Music and Sound Design

Where do I even begin, the entire musical department assembled for this film did an amazing job conveying the emotion in each scene. Then there are the scenes that don’t use music at all and just use the ambient noises of the environments to convey things like how awkward a conversation is at that moment. This is my favorite thing in any kind of media, when you’re able to convey something as complicated as human emotions either through music, ambient sounds, or silence. When done correctly it adds so much to a scene for me and helps me get into the emotion they’re trying to present on screen. It’s all done with such a high degree of detail in this film that the music and sound design rank the film up there with some of the best for me. The music is composed beautifully, and that’s true for both the original Japanese dub as well as the English dub. The voice casting for the vocal work is perfect in my opinion. Both give so much emotion in their performances that I’d be happy listening to the soundtrack in either language. This is a huge deal for me since I’m never a fan of translated musical numbers since they generally lose the emotion and don’t feel quite right. Hell, I’m listening to the soundtrack while writing this and the song that stands out the most to me is Lend Me Your Voice. Both versions of this song are bursting at the seams with emotion from both vocalists so much so, that I get lost when a big orchestral swell hits and the vocalist brings out a powerful and emotional lyric. Even the sound design in scenes where there’s fighting, you can feel the emotion and brutality with every punch thrown by either character. That paired with the amazing orchestral work throughout the film brings so much to this film as a whole. Everything just works beautifully together and feels like a very complete package. Even if you haven’t watched the film, I highly recommend giving the soundtrack a listen anywhere that you can listen to it. Personally I’ll be listening to the high-res version that’s available for purchase through Qobuz. Now onto the conclusion!

Conclusion

This film overall is just beautiful, from the writing, the animation, and the soundtrack. It’s amazing on all fronts. I wasn’t sure about the animation choices before going to see the movie but they managed to blend the two styles perfectly in my opinion. Then the score took me straight into this world that Momaru Hosoda has built and left me wanting more from this universe, not wanting it to be over when the credits rolled. The total runtime for the film is right around 2 hours and I believe I would have been content watching this story and being immersed into the world for even longer. I’m not the first person nor will I be the last to praise the work of Hosoda, but this is absolutely my favorite work of his to date. Previously that spot was held by Summer Wars with Wolf Children being a very close second, but I have no problem putting this film above those two on my list, and that’s not to discredit those other two films. They are amazing in their own way, but this has been an example of a creator putting his all into a finished piece of media.

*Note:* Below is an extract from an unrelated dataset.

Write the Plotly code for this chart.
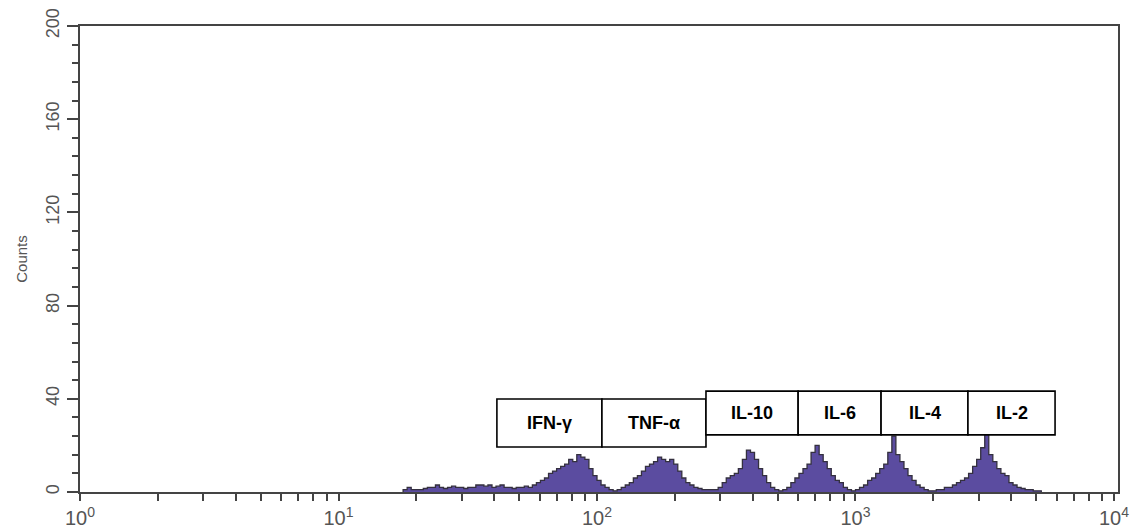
import math
import plotly.graph_objects as go

# ---- data -------------------------------------------------------------
bins_per_decade = 64
first_bin = 80  # first populated channel (log10 = 80/64)
counts = [
    1, 2, 1, 1,
    1, 1.5, 2, 2, 3,
    2, 1.5, 2, 2.5, 2, 2, 1.5, 2,
    2, 3, 3, 2.5, 3, 2, 2.5, 3, 2, 2, 1.5, 2,
    2, 2.5, 2, 3, 4,
    5, 6, 8, 9, 10,
    11, 12, 14, 13, 16, 15, 14, 10, 7, 5,
    3, 2, 1, 0.5, 1, 2, 3, 4, 6, 7,
    9, 11, 12, 13, 15, 14, 13, 14, 12, 9,
    6, 4, 3, 2, 1.5, 1, 1, 1, 1, 2,
    4, 6, 7, 8, 10,
    14, 18, 17, 14, 10, 7, 4, 2, 1, 0.5,
    1, 2, 4, 6, 8, 10, 12, 17, 20, 16,
    13, 10, 7, 5, 4, 2, 1, 0.5, 1, 2,
    3, 5, 6, 8, 10, 12, 17, 24,
    16, 13, 10, 7, 5, 3, 2, 1, 0.5, 0.5,
    1, 1, 2, 2, 3, 4, 5, 6, 8, 11,
    14, 19, 25, 16, 13, 10, 8, 7, 4, 3,
    2, 1.5, 1, 1, 0.5, 0.5,
]

labels = ["IFN-γ", "TNF-α", "IL-10", "IL-6", "IL-4", "IL-2"]
label_edges = [41, 104.5, 264, 600, 1256, 2723, 5916]
label_y_bottom = [19.3, 19.3, 24.5, 24.5, 24.5, 24.5]
label_y_top = [39.9, 39.9, 43.3, 43.3, 43.3, 43.3]

y_major = [0, 40, 80, 120, 160, 200]
decades = [0, 1, 2, 3, 4]

# ---- build step histogram --------------------------------------------
edges = [10 ** ((first_bin + i) / bins_per_decade) for i in range(len(counts) + 1)]
xs = [edges[0]] + edges
ys = [0] + counts + [counts[-1]]
xs.append(edges[-1])
ys.append(0)

fig = go.Figure()
fig.add_trace(go.Scatter(
    x=xs, y=ys, mode="lines", line_shape="hv",
    line=dict(color="#34303f", width=1.3),
    fill="tozeroy", fillcolor="#5b4ca0",
    hoverinfo="skip", showlegend=False,
))

# ---- label boxes ------------------------------------------------------
for i, lab in enumerate(labels):
    x0, x1 = label_edges[i], label_edges[i + 1]
    fig.add_shape(type="rect", xref="x", yref="y",
                  x0=x0, x1=x1, y0=label_y_bottom[i], y1=label_y_top[i],
                  line=dict(color="black", width=1.6), fillcolor="white")
    fig.add_annotation(x=(math.log10(x0) + math.log10(x1)) / 2,
                       y=(label_y_bottom[i] + label_y_top[i]) / 2,
                       text="<b>%s</b>" % lab, showarrow=False,
                       font=dict(family="Liberation Sans, Arial", size=18, color="black"))

# ---- axes -------------------------------------------------------------
tickvals = []
ticktext = []
for d in decades:
    for m in range(1, 10):
        if d == decades[-1] and m > 1:
            break
        tickvals.append(m * 10 ** d)
        ticktext.append("10<sup>%d</sup>" % d if m == 1 else "")

fig.update_xaxes(
    type="log", range=[0, 4.0155], automargin=False,
    tickvals=tickvals, ticktext=ticktext,
    ticks="outside", ticklen=7, tickwidth=2, tickcolor="#444444",
    showline=True, linecolor="#444444", linewidth=2, mirror=True,
    showgrid=False, zeroline=False,
    tickfont=dict(family="Liberation Sans, Arial", size=20, color="#555555"),
    ticklabelstandoff=0,
)
fig.update_yaxes(
    range=[0, 200], tickvals=y_major, automargin=False,
    ticks="outside", ticklen=11, tickwidth=2, tickcolor="#444444",
    minor=dict(dtick=8, ticks="outside", ticklen=6, tickwidth=2, tickcolor="#444444"),
    showline=True, linecolor="#444444", linewidth=2, mirror=True,
    showgrid=False, zeroline=False, tickangle=-90,
    tickfont=dict(family="Liberation Sans, Arial", size=18, color="#555555"),
    ticklabelstandoff=1,
    title=dict(text="Counts", font=dict(family="Liberation Sans, Arial", size=15, color="#555555"),
               standoff=12),
)

fig.update_layout(
    width=1144, height=532,
    margin=dict(l=80, r=26, t=26, b=40),
    paper_bgcolor="white", plot_bgcolor="white",
    showlegend=False,
)

fig.write_html(
    "out.html",
    config={"displayModeBar": False},
    post_script="document.body.style.margin='0';document.body.style.overflow='hidden';",
)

By the end of the film, the few other people in the theater and I were definitely a little teary eyed and couldn’t help but voice how great the film was to one another. Now that it’s out on Blu-Ray and available through streaming services, I can absolutely say it’s worth buying and adding to your collection.

Thank you for reading my review of Belle, this one is definitely on the longer side compared to my last review, but hopefully it expresses how I felt about the film and gives you a good idea of what to expect when watching it for the first time. Until the next one, I hope you all have a wonderful day!